We distributed 150 questionnaires. Overall, 74 graduates (49%) returned usable data: 45 of 105 FMC students (43%), 16 of 30 NTCS students (53%), and 13 of 15 PRCC students (87%). The median age of respondents at admission to medical school was 24 years (range, 19–42 years) and 54% were women. These data are consistent with the profile of the non-respondents.
Graduates were asked whether they were either already in, or training for, practice in a rural location, an urban location, or both. Respondents who indicated either “both” or “unsure” were excluded. In univariate analysis, there were significant associations between practice location and age at admission (P < 0.001), medical education program location (P = 0.001) (Box), and rural background (P < 0.001). Of the 19 graduates with a rural background, 15 (79%) reported a rural career path, compared with 10 (30%) of the other 33 graduates. There was no association between practice location and sex.
In multivariate analysis, PRCC graduates were 19.1 (95% CI, 3.4–106.3) times more likely to choose a rural career path than FMC graduates after adjusting for age and rural background (P < 0.001). Similarly, graduates from NTCS were more likely than FMC graduates to choose a rural career (odds ratio, 4.3; 95% CI, 1.2–14.8; P = 0.026).

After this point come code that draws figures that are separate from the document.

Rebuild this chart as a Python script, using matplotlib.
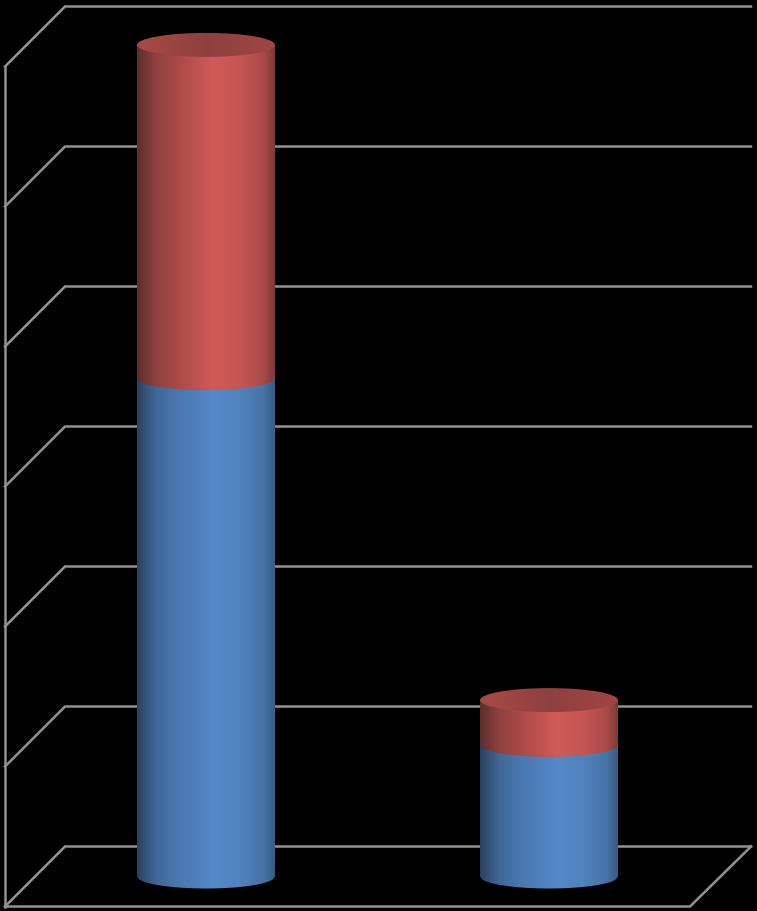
import numpy as np
import matplotlib
matplotlib.use("Agg")
import matplotlib.pyplot as plt
from matplotlib.colors import LinearSegmentedColormap
from matplotlib.patches import Polygon, Ellipse

# values (one grid step = 10 units)
categories = ["A", "B"]
blue_values = [35.6, 9.4]
red_values = [23.8, 3.2]
grid_values = [0, 10, 20, 30, 40, 50, 60]

px_per_unit = 14.0
depth = 30 / px_per_unit   # half the wall depth, in data units
bar_w = 138
bar_centers = [206, 549]
ell_h = 12 / px_per_unit   # half height of the cylinder ellipses
grid_color = "#929292"

blue_cmap = LinearSegmentedColormap.from_list("blue", [
    (0.00, "#29405f"), (0.06, "#345378"), (0.14, "#3f6896"), (0.30, "#4a78b0"),
    (0.55, "#5488c8"), (0.75, "#5083bf"), (0.92, "#4672a5"), (1.00, "#375b83")])
red_cmap = LinearSegmentedColormap.from_list("red", [
    (0.00, "#5c2e2d"), (0.06, "#723735"), (0.14, "#8f423f"), (0.30, "#ab4a47"),
    (0.55, "#d05b57"), (0.75, "#c55653"), (0.92, "#a84a47"), (1.00, "#7e3a38")])
top_cmap = LinearSegmentedColormap.from_list("top", [
    (0.00, "#a84a47"), (0.50, "#8f403e"), (1.00, "#a04643")])


def front_arc(x0, y, n=60):
    t = np.linspace(-1, 1, n)
    return np.column_stack([x0 + t * bar_w / 2, y - ell_h * np.sqrt(1 - t ** 2)])


def draw_segment(ax, x0, y0, y1, cmap):
    # side of the cylinder: horizontal gradient clipped to the outline
    grad = np.linspace(0, 1, 256).reshape(1, -1)
    im = ax.imshow(grad, cmap=cmap, aspect="auto", zorder=3,
                   extent=(x0 - bar_w / 2, x0 + bar_w / 2, y0 - 2 * ell_h, y1 + ell_h))
    arc = front_arc(x0, y0)
    outline = np.vstack([arc, [[x0 + bar_w / 2, y1], [x0 - bar_w / 2, y1]]])
    clip = Polygon(outline, closed=True, transform=ax.transData)
    im.set_clip_path(clip)


fig = plt.figure(figsize=(7.57, 9.12), dpi=100, facecolor="black")
ax = fig.add_axes([0, 0, 1, 1])
ax.set_facecolor("black")
ax.axis("off")

# walls and gridlines
x_left, x_back, x_right, x_front_right = 5, 65, 751, 690
for v in grid_values:
    ax.plot([x_left, x_back, x_right], [v - depth, v + depth, v + depth],
            color=grid_color, lw=1.8, solid_joinstyle="miter", zorder=1)
ax.plot([x_left, x_left], [grid_values[0] - depth, grid_values[-1] - depth],
        color=grid_color, lw=1.8, zorder=1)
ax.plot([x_left, x_front_right, x_right],
        [grid_values[0] - depth, grid_values[0] - depth, grid_values[0] + depth],
        color=grid_color, lw=1.8, solid_joinstyle="miter", zorder=1)

# stacked cylinders
for x0, blue, red in zip(bar_centers, blue_values, red_values):
    top = blue + red
    draw_segment(ax, x0, 0, blue + 1, blue_cmap)
    draw_segment(ax, x0, blue, top, red_cmap)
    grad = np.linspace(0, 1, 256).reshape(1, -1)
    im = ax.imshow(grad, cmap=top_cmap, aspect="auto", zorder=4,
                   extent=(x0 - bar_w / 2, x0 + bar_w / 2, top - ell_h, top + ell_h))
    im.set_clip_path(Ellipse((x0, top), bar_w, 2 * ell_h, transform=ax.transData))

# pixel rows map to values so that 0 sits at row 877.5
ax.set_xlim(0, 757)
ax.set_ylim(-(912 - 877.5) / px_per_unit, 877.5 / px_per_unit)

fig.savefig("out.png", dpi=100, facecolor="black")
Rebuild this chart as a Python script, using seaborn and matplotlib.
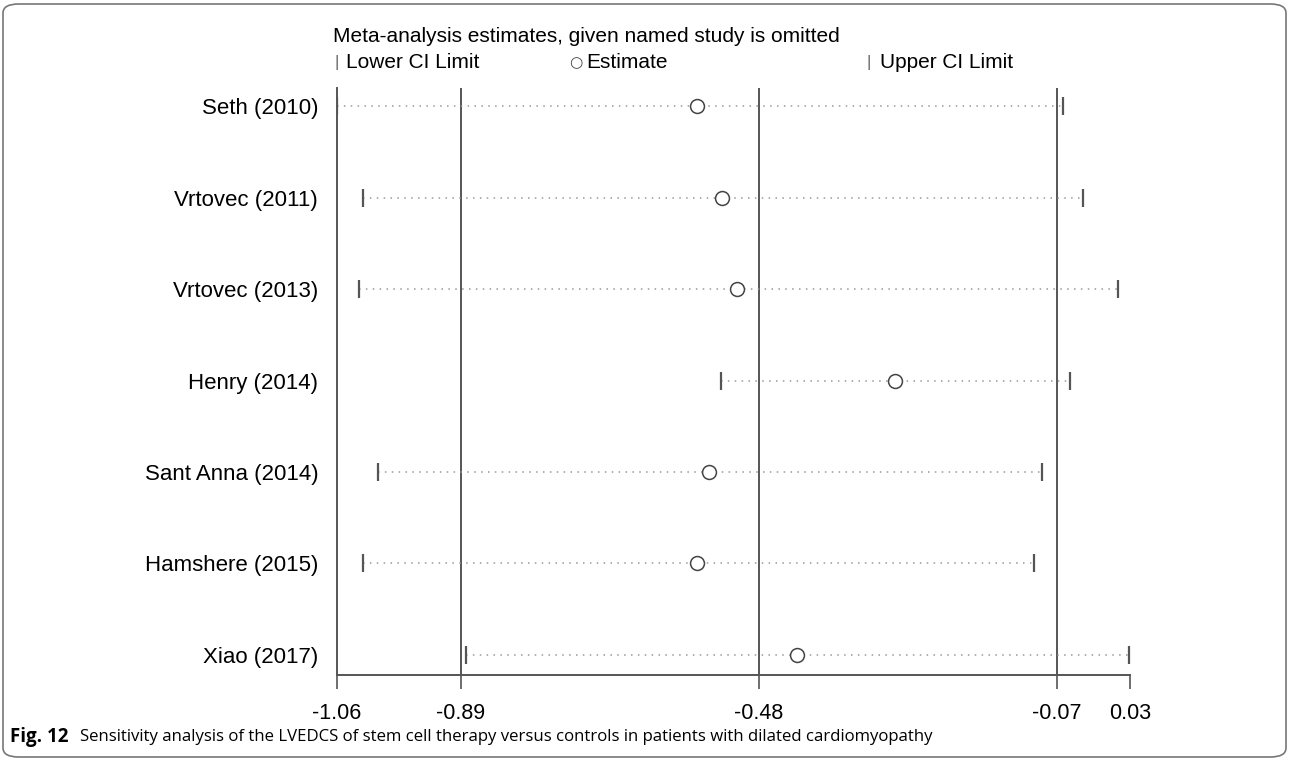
import matplotlib
matplotlib.use("Agg")
import matplotlib.pyplot as plt
import seaborn as sns
import pandas as pd
from matplotlib.patches import FancyBboxPatch

studies = ['Seth (2010)', 'Vrtovec (2011)', 'Vrtovec (2013)', 'Henry (2014)',
           'Sant Anna (2014)', 'Hamshere (2015)', 'Xiao (2017)']
estimate = [-0.565, -0.531, -0.510, -0.293, -0.549, -0.565, -0.428]
lower_ci = [-1.060, -1.024, -1.030, -0.532, -1.004, -1.024, -0.883]
upper_ci = [-0.062, -0.035, 0.014, -0.052, -0.091, -0.102, 0.029]
ref_lines = [-0.89, -0.48, -0.07]
x_ticks = [-1.06, -0.89, -0.48, -0.07, 0.03]

df = pd.DataFrame({'study': studies, 'est': estimate, 'lo': lower_ci, 'hi': upper_ci})
df['row'] = range(len(df))

sns.set_style('white')
plt.rcParams['font.family'] = ['Liberation Sans', 'DejaVu Sans']
plt.rcParams['text.color'] = 'black'
plt.rcParams['xtick.color'] = 'black'
plt.rcParams['ytick.color'] = 'black'

fig = plt.figure(figsize=(12.9, 7.61), dpi=100)
ax = fig.add_axes([0.2612, 0.113, 0.6147, 0.7714])

dark = '#555555'

for xv in ref_lines:
    ax.axvline(xv, color=dark, lw=1.4, zorder=1)

ax.hlines(df['row'], df['lo'], df['hi'], colors='#999999', linestyles=(0, (1, 3.5)), lw=1.1, zorder=2)
sns.scatterplot(data=df, x='lo', y='row', marker='|', s=160, color=dark, linewidth=1.6, ax=ax, zorder=3)
sns.scatterplot(data=df, x='hi', y='row', marker='|', s=160, color=dark, linewidth=1.6, ax=ax, zorder=3)
sns.scatterplot(data=df, x='est', y='row', marker='o', s=100, facecolor='white',
                edgecolor='#444444', linewidth=1.1, ax=ax, zorder=4)

ax.set_xlim(-1.06, 0.03)
ax.set_ylim(6.22, -0.2)
ax.set_xticks(x_ticks)
ax.set_xticklabels([f'{v:.2f}' for v in x_ticks], fontsize=15.5)
ax.set_yticks(df['row'])
ax.set_yticklabels(studies, fontsize=16)
ax.tick_params(axis='y', length=0, pad=13.5)
ax.tick_params(axis='x', length=10, width=1.2, color=dark, pad=10, direction='out', bottom=True)
ax.set_xlabel('')
ax.set_ylabel('')
for side in ['top', 'right']:
    ax.spines[side].set_visible(False)
for side in ['bottom', 'left']:
    ax.spines[side].set_color(dark)
    ax.spines[side].set_linewidth(1.4)

# legend block
fig.text(333 / 1290, 1 - 37 / 761, 'Meta-analysis estimates, given named study is omitted',
         fontsize=15, va='center', ha='left')
fig.text(334 / 1290, 1 - 63 / 761, '|', fontsize=12, va='center', ha='left', color='#666666')
fig.text(346 / 1290, 1 - 63 / 761, 'Lower CI Limit', fontsize=15, va='center', ha='left')
fig.text(569 / 1290, 1 - 63 / 761, '○', fontsize=11, va='center', ha='left',
         family=['DejaVu Sans'], color='#444444')
fig.text(586 / 1290, 1 - 63 / 761, 'Estimate', fontsize=15, va='center', ha='left')
fig.text(867 / 1290, 1 - 63 / 761, '|', fontsize=12, va='center', ha='left', color='#666666')
fig.text(880 / 1290, 1 - 63 / 761, 'Upper CI Limit', fontsize=15, va='center', ha='left')

# caption
fig.text(10 / 1290, 1 - 737 / 761, 'Fig. 12', fontsize=13.5, fontweight='bold',
         family=['Open Sans', 'DejaVu Sans'], va='center', ha='left')
fig.text(80 / 1290, 1 - 737 / 761,
         'Sensitivity analysis of the LVEDCS of stem cell therapy versus controls in patients with dilated cardiomyopathy',
         fontsize=12.1, family=['Open Sans', 'DejaVu Sans'], va='center', ha='left')

border = FancyBboxPatch((3 / 1290, 4 / 761), 1283 / 1290, 753 / 761,
                        boxstyle='round,pad=0,rounding_size=0.012',
                        transform=fig.transFigure, fill=False, edgecolor='#777777', lw=1.2)
fig.patches.append(border)

fig.savefig('out.png', dpi=100)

Despite the apparently higher percentage of PRCC and NTCS graduates who chose general practice, there was no significant difference between these programs and FMC (PRCC v FMC: P = 0.067; NTCS v FMC: P = 0.24). In univariate regression, for each 1-year increase in age at admission, there was an increased likelihood of choosing general practice of 15% (95% CI, 4%–27%; P = 0.007). There was no association between specialty choice and either sex or rural background.
We report, for the first time, vocational career choice data for students undertaking the two most popular forms of rural clinical school attachment — a longitudinal rural community-based year, and a year based in a regional tertiary referral hospital. Our data show that students who chose the PRCC and NTCS programs were more likely to choose a rural career after graduation, even accounting for age at admission and rural background.

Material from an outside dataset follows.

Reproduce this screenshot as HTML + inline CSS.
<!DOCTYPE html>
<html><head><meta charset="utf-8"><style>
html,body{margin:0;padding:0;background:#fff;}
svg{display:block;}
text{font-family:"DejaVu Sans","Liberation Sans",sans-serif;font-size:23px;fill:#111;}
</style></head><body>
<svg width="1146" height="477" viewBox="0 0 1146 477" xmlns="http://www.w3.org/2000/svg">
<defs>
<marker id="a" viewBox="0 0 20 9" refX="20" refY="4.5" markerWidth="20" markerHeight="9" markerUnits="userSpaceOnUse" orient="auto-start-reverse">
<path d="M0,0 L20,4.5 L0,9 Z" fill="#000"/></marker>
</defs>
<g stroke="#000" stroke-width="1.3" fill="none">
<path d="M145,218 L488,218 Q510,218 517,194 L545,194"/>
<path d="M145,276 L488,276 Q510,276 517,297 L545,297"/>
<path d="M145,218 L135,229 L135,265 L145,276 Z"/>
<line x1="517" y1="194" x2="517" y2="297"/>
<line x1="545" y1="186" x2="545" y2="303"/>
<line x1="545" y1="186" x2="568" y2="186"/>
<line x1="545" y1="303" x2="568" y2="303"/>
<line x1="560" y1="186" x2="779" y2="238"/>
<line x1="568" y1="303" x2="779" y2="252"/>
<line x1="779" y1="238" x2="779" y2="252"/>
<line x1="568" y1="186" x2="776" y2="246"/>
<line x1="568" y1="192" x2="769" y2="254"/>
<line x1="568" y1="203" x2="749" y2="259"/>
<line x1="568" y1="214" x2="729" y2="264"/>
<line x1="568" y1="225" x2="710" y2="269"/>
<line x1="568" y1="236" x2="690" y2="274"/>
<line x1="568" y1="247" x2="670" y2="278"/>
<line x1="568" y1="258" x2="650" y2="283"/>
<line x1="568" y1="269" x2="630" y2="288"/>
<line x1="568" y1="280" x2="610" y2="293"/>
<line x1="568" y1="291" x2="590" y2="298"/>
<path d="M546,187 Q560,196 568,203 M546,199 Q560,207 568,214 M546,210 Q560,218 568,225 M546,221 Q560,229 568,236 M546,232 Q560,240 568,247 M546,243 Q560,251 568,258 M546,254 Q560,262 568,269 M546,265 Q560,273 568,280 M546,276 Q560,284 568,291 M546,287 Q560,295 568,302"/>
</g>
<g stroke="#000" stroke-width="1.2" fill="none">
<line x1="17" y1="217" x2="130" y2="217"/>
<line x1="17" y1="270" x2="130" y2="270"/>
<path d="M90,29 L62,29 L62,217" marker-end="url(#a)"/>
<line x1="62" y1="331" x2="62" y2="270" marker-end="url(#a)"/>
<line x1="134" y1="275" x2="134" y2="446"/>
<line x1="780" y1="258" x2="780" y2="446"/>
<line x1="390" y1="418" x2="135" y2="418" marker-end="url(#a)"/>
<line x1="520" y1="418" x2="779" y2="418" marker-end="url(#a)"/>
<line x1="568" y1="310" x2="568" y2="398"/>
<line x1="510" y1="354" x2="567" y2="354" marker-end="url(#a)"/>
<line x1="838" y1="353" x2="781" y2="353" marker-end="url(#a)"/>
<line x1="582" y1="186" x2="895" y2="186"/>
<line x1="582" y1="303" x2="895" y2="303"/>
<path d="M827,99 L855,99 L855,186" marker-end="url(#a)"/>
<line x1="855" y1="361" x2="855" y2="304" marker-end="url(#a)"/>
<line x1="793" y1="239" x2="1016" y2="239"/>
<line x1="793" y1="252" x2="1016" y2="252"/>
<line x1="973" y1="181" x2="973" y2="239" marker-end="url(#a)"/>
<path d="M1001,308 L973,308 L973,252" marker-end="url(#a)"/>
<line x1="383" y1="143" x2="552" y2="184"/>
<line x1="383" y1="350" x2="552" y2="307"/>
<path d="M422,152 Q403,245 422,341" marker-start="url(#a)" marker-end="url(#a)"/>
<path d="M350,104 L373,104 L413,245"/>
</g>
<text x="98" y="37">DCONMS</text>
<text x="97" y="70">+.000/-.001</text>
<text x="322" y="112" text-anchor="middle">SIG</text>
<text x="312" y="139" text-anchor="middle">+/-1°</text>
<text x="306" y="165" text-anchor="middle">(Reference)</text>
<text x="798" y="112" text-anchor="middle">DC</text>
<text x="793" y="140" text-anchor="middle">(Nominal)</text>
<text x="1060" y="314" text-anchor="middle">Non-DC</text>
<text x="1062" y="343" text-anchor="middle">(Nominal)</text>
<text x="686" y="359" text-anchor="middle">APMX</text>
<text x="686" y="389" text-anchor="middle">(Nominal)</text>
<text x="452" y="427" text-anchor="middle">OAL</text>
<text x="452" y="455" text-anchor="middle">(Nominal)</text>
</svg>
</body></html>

Inevitably, small, single institution, cross-sectional studies such as this suffer from significant limitations. Caution should be used in generalising these findings to other institutions. Career choices are made before, during or after undergraduate rotations, and are therefore subject to other influences. As the students were volunteers for both programs, there may have been a selection bias towards students with a prior preference towards rural practice. Our regression analysis accounted for the known influence of rural background.5,6
A further limitation is to what extent this result is generalisable to non-graduate-entry courses. The observation that both rural and general practice choices were positively associated with age suggests that differences between the career choices of graduates from these two course types should be the subject of further research.

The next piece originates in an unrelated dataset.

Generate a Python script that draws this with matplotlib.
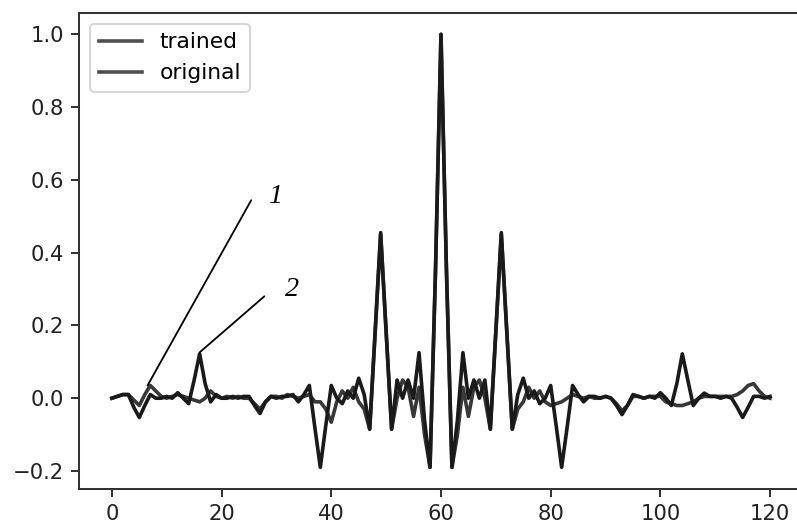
import numpy as np
import matplotlib
matplotlib.use("Agg")
import matplotlib.pyplot as plt

# sample index 0..120
x = np.arange(121)

trained = [0.0, 0.005, 0.01, 0.01, -0.005, -0.02, 0.01, 0.035, 0.02, 0.005,
           0.0, 0.005, 0.01, 0.005, 0.0, -0.005, -0.01, 0.0, 0.02, 0.005,
           0.0, 0.005, 0.0, 0.005, 0.0, 0.0, -0.015, -0.03, -0.01, 0.005,
           0.005, 0.0, 0.01, 0.005, 0.0, 0.005, 0.01, -0.01, -0.01, -0.03,
           -0.066, -0.01, 0.02, 0.0, 0.03, -0.01, -0.03, -0.085, 0.18, 0.45,
           0.18, -0.085, 0.0, 0.05, 0.03, -0.05, 0.03, -0.1, -0.19, 0.35,
           1.0, 0.35, -0.19, -0.1, 0.03, -0.05, 0.03, 0.05, 0.0, -0.085,
           0.18, 0.45, 0.18, -0.085, -0.03, -0.01, 0.03, 0.0, 0.02, -0.01,
           -0.02, -0.015, -0.01, 0.0, 0.01, 0.005, 0.0, 0.005, 0.0, 0.0,
           0.005, 0.0, -0.015, -0.035, -0.02, 0.005, 0.005, 0.0, 0.005, 0.005,
           0.005, -0.01, -0.015, -0.02, -0.02, -0.015, -0.01, 0.0, 0.005, 0.005,
           0.005, 0.005, 0.005, 0.005, 0.01, 0.02, 0.035, 0.04, 0.02, 0.005,
           0.0]

original = [0.0, 0.005, 0.01, 0.01, -0.025, -0.053, -0.02, 0.01, 0.0, 0.0,
            0.005, 0.0, 0.015, 0.0, -0.015, 0.05, 0.122, 0.04, -0.01, 0.01,
            0.0, 0.0, 0.005, 0.0, 0.005, 0.005, -0.02, -0.042, -0.01, 0.005,
            0.0, 0.005, 0.005, 0.01, -0.01, 0.01, 0.035, -0.08, -0.19, -0.075,
            0.035, 0.0, -0.015, 0.02, 0.0, 0.055, 0.01, -0.085, 0.185, 0.455,
            0.185, -0.085, 0.05, 0.0, 0.05, 0.0, 0.125, -0.06, -0.19, 0.35,
            1.0, 0.35, -0.19, -0.06, 0.125, 0.0, 0.05, 0.0, 0.05, -0.085,
            0.185, 0.455, 0.185, -0.085, 0.01, 0.055, 0.0, 0.02, -0.015, 0.0,
            0.035, -0.075, -0.19, -0.08, 0.035, 0.01, -0.01, 0.005, 0.005, 0.0,
            0.005, 0.0, -0.02, -0.045, -0.02, 0.01, 0.005, 0.0, 0.005, 0.0,
            0.015, 0.0, -0.02, 0.04, 0.122, 0.05, -0.02, 0.0, 0.014, 0.005,
            0.005, 0.0, 0.005, 0.0, -0.025, -0.053, -0.025, 0.005, 0.005, 0.0,
            0.005]

fig = plt.figure(figsize=(797 / 145, 524 / 145), dpi=145)
ax = fig.add_axes([0.0991, 0.0668, 0.9084, 0.909])

ax.plot(x, trained, color='#383838', lw=1.8, label='trained')
ax.plot(x, original, color='#1a1a1a', lw=1.8, label='original')

ax.set_xticks([0, 20, 40, 60, 80, 100, 120])
ax.set_yticks([-0.2, 0.0, 0.2, 0.4, 0.6, 0.8, 1.0])
for s in ax.spines.values():
    s.set_color('#333333')
    s.set_linewidth(1.0)
ax.tick_params(colors='#333333', labelcolor='#222222', length=4, width=1.0,
               labelsize=10.5)

leg = ax.legend(loc='upper left', fontsize=10.8, handlelength=2.0)
for h in leg.get_lines():
    h.set_color('#505050')

# callouts
arr = dict(arrowstyle='-', color='black', lw=0.9, shrinkA=0, shrinkB=0)
ax.annotate('', xy=(6.5, 0.035), xytext=(25.4, 0.544), arrowprops=arr)
ax.annotate('', xy=(16.0, 0.126), xytext=(27.8, 0.28), arrowprops=arr)
ax.text(30.0, 0.555, '1', family='Liberation Serif', style='italic',
        fontsize=14, ha='center', va='center')
ax.text(32.9, 0.300, '2', family='Liberation Serif', style='italic',
        fontsize=14, ha='center', va='center')

fig.savefig('out.png', dpi=145)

Of interest is the finding that 39% of the graduates of the PRCC program and 47% of the NTCS graduates chose specialties other than general practice. This is reassuring, as one requirement of all Australian medical schools is that their graduates are capable of undertaking subsequent specialty training across the breadth of medicine. Previous research has demonstrated the excellent academic performance of students in Flinders University’s rural clinical school programs.7 Although the emphasis on general and rural practice is one key aim of the PRCC and NTCS programs, clearly these graduates are also prepared to pursue careers in urban environments and other specialties. Our study shows that these graduates can contribute to meeting the shortfall that exists across many specialties in rural areas.